Litvanyalı Müslüman Türkler, toplumsal uyum söz konusu olduğunda tarihte akla gelmesi gereken ilk örneklerden. Harry Norris şöyle yazıyor: “Çok sayıda Tatar yerleşik hayata geçti. Hem Litvanya hem Polonya’da sivil hayata karışıyorlardı.” Tatarlar Polonya’ya askerî hizmette bulunduğundan, soyluluk ve sosyal hiyerarşinin korunması büyük öneme sahipti. Söz konusu yapıların korunması, o dönemde, topluluğun asimile olmasını da engelledi. Ancak bu durum, Müslüman Türk toplululuğunun farklı dinî inançlara sahip yerli halkla uyum içinde yaşamasına engel olmuyordu. Onlar kısa bir sürede, “sanki hep buradaymış gibi” yaşamaya başlamış, yeni yurtlarına adapte olmuşlardı.

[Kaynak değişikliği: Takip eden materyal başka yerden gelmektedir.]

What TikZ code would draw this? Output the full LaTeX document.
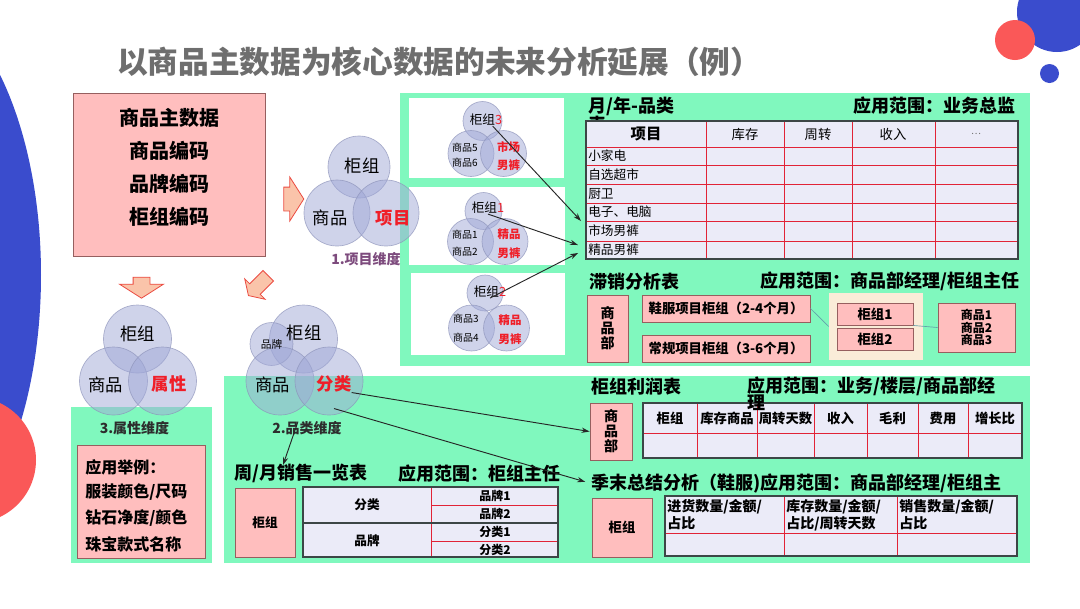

Bununla beraber, geldikleri gibi kalmaları da söz konusu olmadı. Öyle ki, dillerinden kültürlerine kadar çok sayıda alanda değişikliğe uğradılar. Norris, kitabında 1855-1935 yılları arasında yaşamış ünlü Türkolog Muhammet Murat Remzi’nin dönemin Türkleri hakkındaki görüşlerini şöyle anlatıyor: “Lehistan’daki bu Müslümanlar Toktamış Han’ın askerlerinden ve Witold’a yerleşmiş Tatarların soyundan geliyor. Cuci Han’ın düşüşünde ortaya çıkan kargaşada buraya gelip yerleşmişler. Geçen zamanda ‘unutkanlık örümceği’ onları dilleri ve gelenekleri üzerinde ağlarını örmüş. Fakat ilmî açıdan pek bilgileri olmasa da İslam inançlarını asla kaybetmemişler.”
Artık Hiçbir Şey Eskisi Gibi Değil
Litvanya sınırlarını korumak için getirilen, ardından yüzyıllarca ülkede kalan, sosyal ve siyasi hayata karışan, Litvanya’nın bir parçası olan Müslüman Türklerin kaderi Sovyetlerle beraber tam ters istikamette değişir. Müslüman mezarları, ibadethaneler ve diğer eserler yıkılır. Bunlardan en ünlüsü, başkent Vilnius’un en büyük meydanı olan Lukiskes civarındaki camidir. Cami ve çevresindeki mezarlık 1960’larda Sovyet yönetimi tarafından ortadan kaldırılır. Süregelen baskı ve yıldırma politikası sonucu Tatarların bir kısmı başka yerlere göç etmek zorunda kalırken bir kısmı da ateizmi seçer.
Bugün Tatarlar’ın Litvanya nüfusunun yalnızca binde 1’ini oluşturduğu tahmin edilmekte. İslami hassasiyet ve dinî yaşam ise oldukça düşük seviyede.